Raw data:
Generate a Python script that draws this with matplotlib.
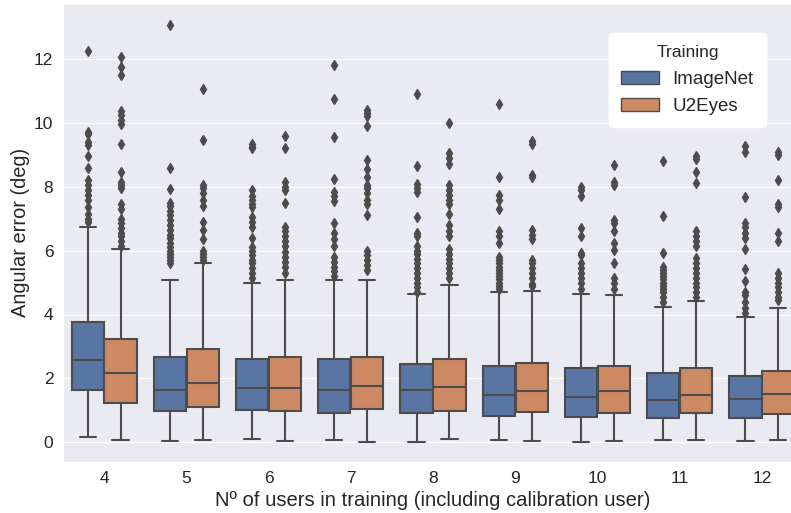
"""Angular error boxplots: ImageNet vs U2Eyes pre-training, by number of training users."""
import numpy as np
import matplotlib
matplotlib.use("Agg")
import matplotlib.pyplot as plt
from matplotlib.patches import Patch
import seaborn as sns

sns.set_style("darkgrid")
plt.rcParams["font.family"] = ["Liberation Sans", "DejaVu Sans"]

users = [4, 5, 6, 7, 8, 9, 10, 11, 12]
series = ["ImageNet", "U2Eyes"]

# box summary stats (deg)
inet_whislo = [0.18, 0.05, 0.10, 0.06, 0.02, 0.07, 0.02, 0.06, 0.04]
inet_q1 = [1.64, 0.99, 1.00, 0.93, 0.92, 0.81, 0.78, 0.76, 0.76]
inet_med = [2.59, 1.64, 1.69, 1.63, 1.64, 1.48, 1.43, 1.33, 1.36]
inet_q3 = [3.75, 2.68, 2.62, 2.62, 2.44, 2.39, 2.34, 2.18, 2.08]
inet_whishi = [6.75, 5.08, 5.00, 5.07, 4.64, 4.69, 4.65, 4.25, 3.93]

u2e_whislo = [0.07, 0.07, 0.05, 0.02, 0.09, 0.04, 0.04, 0.07, 0.07]
u2e_q1 = [1.24, 1.10, 0.98, 1.04, 0.98, 0.94, 0.91, 0.91, 0.90]
u2e_med = [2.16, 1.87, 1.69, 1.76, 1.74, 1.62, 1.59, 1.49, 1.50]
u2e_q3 = [3.23, 2.91, 2.68, 2.67, 2.60, 2.47, 2.40, 2.34, 2.23]
u2e_whishi = [6.05, 5.61, 5.08, 5.09, 4.91, 4.74, 4.61, 4.42, 4.19]

inet_fliers = [
    [12.25, 9.72, 9.65, 9.4, 9.3, 8.95, 8.6, 8.2, 8.05, 7.9, 7.75, 7.6, 7.35, 7.15, 7.0, 6.9],
    [13.05, 8.58, 7.93, 7.5, 7.4, 7.25, 7.1, 6.95, 6.8, 6.65, 6.5, 6.4, 6.25, 6.1, 6.0,
     5.9, 5.8, 5.7, 5.6],
    [9.35, 9.25, 9.2, 7.9, 7.7, 7.6, 7.45, 7.35, 7.05, 6.9, 6.75, 6.4, 6.1, 6.0, 5.85,
     5.7, 5.6, 5.45, 5.3, 5.15],
    [11.8, 10.75, 9.55, 8.25, 7.85, 7.7, 7.55, 6.85, 6.55, 6.35, 6.15, 5.8, 5.65, 5.5,
     5.35, 5.2],
    [10.9, 8.65, 8.1, 7.95, 7.85, 7.05, 6.55, 6.45, 6.15, 6.0, 5.9, 5.75, 5.6, 5.45, 5.3,
     5.15, 5.0, 4.85, 4.7],
    [10.6, 8.3, 7.75, 7.6, 7.3, 6.6, 6.45, 6.25, 5.8, 5.7, 5.6, 5.5, 5.4, 5.3, 5.2, 5.1,
     5.0, 4.9, 4.8],
    [8.0, 7.9, 7.7, 6.7, 6.45, 5.93, 5.85, 5.6, 5.45, 5.3, 5.15, 5.0, 4.8],
    [8.81, 7.09, 5.94, 5.5, 5.4, 5.3, 5.2, 5.1, 5.0, 4.9, 4.8, 4.7, 4.55, 4.4],
    [9.26, 9.1, 7.67, 6.86, 6.75, 6.55, 6.39, 6.05, 5.42, 5.06, 4.72, 4.6, 4.4, 4.2, 4.05],
]
u2e_fliers = [
    [12.05, 11.75, 11.5, 10.38, 10.25, 10.1, 9.95, 9.35, 8.45, 8.15, 8.05, 7.95, 7.45, 7.3,
     7.0, 6.85, 6.7, 6.55, 6.45, 6.3, 6.15],
    [11.05, 9.45, 8.05, 7.95, 7.8, 7.6, 7.4, 6.9, 6.65, 6.35, 6.0, 5.9, 5.8, 5.7],
    [9.6, 9.2, 8.15, 8.0, 7.9, 7.5, 6.75, 6.6, 6.45, 6.3, 6.15, 5.95, 5.8, 5.65, 5.5, 5.3],
    [10.4, 10.3, 10.2, 9.9, 8.85, 8.55, 8.3, 8.05, 7.95, 7.8, 7.6, 7.45, 7.1, 6.0, 5.85,
     5.7, 5.55, 5.4],
    [10.0, 9.05, 8.9, 8.7, 8.05, 7.9, 7.75, 7.6, 7.45, 7.15, 6.8, 6.6, 6.45, 6.05, 5.9,
     5.75, 5.6, 5.45, 5.3, 5.15],
    [9.42, 9.35, 8.37, 8.3, 6.65, 6.5, 6.35, 5.72, 5.6, 5.45, 5.3, 5.15, 4.95, 4.9],
    [8.69, 8.16, 8.06, 6.96, 6.85, 6.6, 6.24, 6.02, 5.6, 5.14, 5.0, 4.8],
    [8.95, 8.88, 8.45, 8.13, 6.6, 6.45, 6.3, 6.15, 5.76, 5.6, 5.45, 5.3, 5.15, 5.0, 4.85,
     4.7, 4.55],
    [9.1, 9.0, 8.21, 7.45, 7.35, 6.55, 6.3, 5.3, 5.15, 5.0, 4.85, 4.7, 4.55, 4.45],
]

COL = {"ImageNet": "#5975a4", "U2Eyes": "#cc8963"}
GRAY = "#4c4c4c"
LW = 1.5


def make_stats(whislo, q1, med, q3, whishi, fliers):
    return [dict(whislo=a, q1=b, med=c, q3=d, whishi=e, fliers=f)
            for a, b, c, d, e, f in zip(whislo, q1, med, q3, whishi, fliers)]


stats = {
    "ImageNet": make_stats(inet_whislo, inet_q1, inet_med, inet_q3, inet_whishi, inet_fliers),
    "U2Eyes": make_stats(u2e_whislo, u2e_q1, u2e_med, u2e_q3, u2e_whishi, u2e_fliers),
}

fig = plt.figure(figsize=(7.91, 5.13), dpi=100)
ax = fig.add_axes([63 / 791, 1 - 461.7 / 513, 740 / 791, 457.7 / 513])

x = np.arange(len(users))
for k, s in enumerate(series):
    off = -0.2 + 0.4 * k
    ax.bxp(stats[s], positions=x + off, widths=0.392, patch_artist=True,
           boxprops=dict(facecolor=COL[s], edgecolor=GRAY, linewidth=LW),
           medianprops=dict(color=GRAY, linewidth=LW),
           whiskerprops=dict(color=GRAY, linewidth=LW),
           capprops=dict(color=GRAY, linewidth=LW),
           flierprops=dict(marker="d", markersize=4.6, markerfacecolor=GRAY,
                           markeredgecolor=GRAY, linestyle="none"),
           manage_ticks=False)

ax.set_xticks(x)
ax.set_xticklabels([str(u) for u in users])
ax.set_xlim(-0.5, len(users) - 0.5)
ax.set_ylim(-0.608, 13.72)
ax.set_yticks([0, 2, 4, 6, 8, 10, 12])
ax.xaxis.grid(False)
ax.tick_params(labelsize=12.5, length=0, pad=7)
ax.set_xlabel("Nº of users in training (including calibration user)", fontsize=14.6, labelpad=3)
ax.set_ylabel("Angular error (deg)", fontsize=14.4, labelpad=3)

handles = [Patch(facecolor=COL[s], edgecolor=GRAY, linewidth=1, label=s) for s in series]
leg = ax.legend(handles=handles, title="Training", loc="upper right",
                bbox_to_anchor=(766 / 791, 1 - 33 / 513), bbox_transform=fig.transFigure,
                fontsize=13.5, title_fontsize=12.6, frameon=True, facecolor="white",
                edgecolor="white", framealpha=1, handlelength=2.0, handleheight=0.7,
                handletextpad=0.75, borderpad=0.65, labelspacing=0.55, borderaxespad=0)

fig.savefig("out.png", dpi=100)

Challenge:
Without the pictures, copy the material exactly as given.

Answer below:
Generate a Python script that draws this with matplotlib.
"""Angular error boxplots: ImageNet vs U2Eyes pre-training, by number of training users."""
import numpy as np
import matplotlib
matplotlib.use("Agg")
import matplotlib.pyplot as plt
from matplotlib.patches import Patch
import seaborn as sns

sns.set_style("darkgrid")
plt.rcParams["font.family"] = ["Liberation Sans", "DejaVu Sans"]

users = [4, 5, 6, 7, 8, 9, 10, 11, 12]
series = ["ImageNet", "U2Eyes"]

# box summary stats (deg)
inet_whislo = [0.18, 0.05, 0.10, 0.06, 0.02, 0.07, 0.02, 0.06, 0.04]
inet_q1 = [1.64, 0.99, 1.00, 0.93, 0.92, 0.81, 0.78, 0.76, 0.76]
inet_med = [2.59, 1.64, 1.69, 1.63, 1.64, 1.48, 1.43, 1.33, 1.36]
inet_q3 = [3.75, 2.68, 2.62, 2.62, 2.44, 2.39, 2.34, 2.18, 2.08]
inet_whishi = [6.75, 5.08, 5.00, 5.07, 4.64, 4.69, 4.65, 4.25, 3.93]

u2e_whislo = [0.07, 0.07, 0.05, 0.02, 0.09, 0.04, 0.04, 0.07, 0.07]
u2e_q1 = [1.24, 1.10, 0.98, 1.04, 0.98, 0.94, 0.91, 0.91, 0.90]
u2e_med = [2.16, 1.87, 1.69, 1.76, 1.74, 1.62, 1.59, 1.49, 1.50]
u2e_q3 = [3.23, 2.91, 2.68, 2.67, 2.60, 2.47, 2.40, 2.34, 2.23]
u2e_whishi = [6.05, 5.61, 5.08, 5.09, 4.91, 4.74, 4.61, 4.42, 4.19]

inet_fliers = [
    [12.25, 9.72, 9.65, 9.4, 9.3, 8.95, 8.6, 8.2, 8.05, 7.9, 7.75, 7.6, 7.35, 7.15, 7.0, 6.9],
    [13.05, 8.58, 7.93, 7.5, 7.4, 7.25, 7.1, 6.95, 6.8, 6.65, 6.5, 6.4, 6.25, 6.1, 6.0,
     5.9, 5.8, 5.7, 5.6],
    [9.35, 9.25, 9.2, 7.9, 7.7, 7.6, 7.45, 7.35, 7.05, 6.9, 6.75, 6.4, 6.1, 6.0, 5.85,
     5.7, 5.6, 5.45, 5.3, 5.15],
    [11.8, 10.75, 9.55, 8.25, 7.85, 7.7, 7.55, 6.85, 6.55, 6.35, 6.15, 5.8, 5.65, 5.5,
     5.35, 5.2],
    [10.9, 8.65, 8.1, 7.95, 7.85, 7.05, 6.55, 6.45, 6.15, 6.0, 5.9, 5.75, 5.6, 5.45, 5.3,
     5.15, 5.0, 4.85, 4.7],
    [10.6, 8.3, 7.75, 7.6, 7.3, 6.6, 6.45, 6.25, 5.8, 5.7, 5.6, 5.5, 5.4, 5.3, 5.2, 5.1,
     5.0, 4.9, 4.8],
    [8.0, 7.9, 7.7, 6.7, 6.45, 5.93, 5.85, 5.6, 5.45, 5.3, 5.15, 5.0, 4.8],
    [8.81, 7.09, 5.94, 5.5, 5.4, 5.3, 5.2, 5.1, 5.0, 4.9, 4.8, 4.7, 4.55, 4.4],
    [9.26, 9.1, 7.67, 6.86, 6.75, 6.55, 6.39, 6.05, 5.42, 5.06, 4.72, 4.6, 4.4, 4.2, 4.05],
]
u2e_fliers = [
    [12.05, 11.75, 11.5, 10.38, 10.25, 10.1, 9.95, 9.35, 8.45, 8.15, 8.05, 7.95, 7.45, 7.3,
     7.0, 6.85, 6.7, 6.55, 6.45, 6.3, 6.15],
    [11.05, 9.45, 8.05, 7.95, 7.8, 7.6, 7.4, 6.9, 6.65, 6.35, 6.0, 5.9, 5.8, 5.7],
    [9.6, 9.2, 8.15, 8.0, 7.9, 7.5, 6.75, 6.6, 6.45, 6.3, 6.15, 5.95, 5.8, 5.65, 5.5, 5.3],
    [10.4, 10.3, 10.2, 9.9, 8.85, 8.55, 8.3, 8.05, 7.95, 7.8, 7.6, 7.45, 7.1, 6.0, 5.85,
     5.7, 5.55, 5.4],
    [10.0, 9.05, 8.9, 8.7, 8.05, 7.9, 7.75, 7.6, 7.45, 7.15, 6.8, 6.6, 6.45, 6.05, 5.9,
     5.75, 5.6, 5.45, 5.3, 5.15],
    [9.42, 9.35, 8.37, 8.3, 6.65, 6.5, 6.35, 5.72, 5.6, 5.45, 5.3, 5.15, 4.95, 4.9],
    [8.69, 8.16, 8.06, 6.96, 6.85, 6.6, 6.24, 6.02, 5.6, 5.14, 5.0, 4.8],
    [8.95, 8.88, 8.45, 8.13, 6.6, 6.45, 6.3, 6.15, 5.76, 5.6, 5.45, 5.3, 5.15, 5.0, 4.85,
     4.7, 4.55],
    [9.1, 9.0, 8.21, 7.45, 7.35, 6.55, 6.3, 5.3, 5.15, 5.0, 4.85, 4.7, 4.55, 4.45],
]

COL = {"ImageNet": "#5975a4", "U2Eyes": "#cc8963"}
GRAY = "#4c4c4c"
LW = 1.5


def make_stats(whislo, q1, med, q3, whishi, fliers):
    return [dict(whislo=a, q1=b, med=c, q3=d, whishi=e, fliers=f)
            for a, b, c, d, e, f in zip(whislo, q1, med, q3, whishi, fliers)]


stats = {
    "ImageNet": make_stats(inet_whislo, inet_q1, inet_med, inet_q3, inet_whishi, inet_fliers),
    "U2Eyes": make_stats(u2e_whislo, u2e_q1, u2e_med, u2e_q3, u2e_whishi, u2e_fliers),
}

fig = plt.figure(figsize=(7.91, 5.13), dpi=100)
ax = fig.add_axes([63 / 791, 1 - 461.7 / 513, 740 / 791, 457.7 / 513])

x = np.arange(len(users))
for k, s in enumerate(series):
    off = -0.2 + 0.4 * k
    ax.bxp(stats[s], positions=x + off, widths=0.392, patch_artist=True,
           boxprops=dict(facecolor=COL[s], edgecolor=GRAY, linewidth=LW),
           medianprops=dict(color=GRAY, linewidth=LW),
           whiskerprops=dict(color=GRAY, linewidth=LW),
           capprops=dict(color=GRAY, linewidth=LW),
           flierprops=dict(marker="d", markersize=4.6, markerfacecolor=GRAY,
                           markeredgecolor=GRAY, linestyle="none"),
           manage_ticks=False)

ax.set_xticks(x)
ax.set_xticklabels([str(u) for u in users])
ax.set_xlim(-0.5, len(users) - 0.5)
ax.set_ylim(-0.608, 13.72)
ax.set_yticks([0, 2, 4, 6, 8, 10, 12])
ax.xaxis.grid(False)
ax.tick_params(labelsize=12.5, length=0, pad=7)
ax.set_xlabel("Nº of users in training (including calibration user)", fontsize=14.6, labelpad=3)
ax.set_ylabel("Angular error (deg)", fontsize=14.4, labelpad=3)

handles = [Patch(facecolor=COL[s], edgecolor=GRAY, linewidth=1, label=s) for s in series]
leg = ax.legend(handles=handles, title="Training", loc="upper right",
                bbox_to_anchor=(766 / 791, 1 - 33 / 513), bbox_transform=fig.transFigure,
                fontsize=13.5, title_fontsize=12.6, frameon=True, facecolor="white",
                edgecolor="white", framealpha=1, handlelength=2.0, handleheight=0.7,
                handletextpad=0.75, borderpad=0.65, labelspacing=0.55, borderaxespad=0)

fig.savefig("out.png", dpi=100)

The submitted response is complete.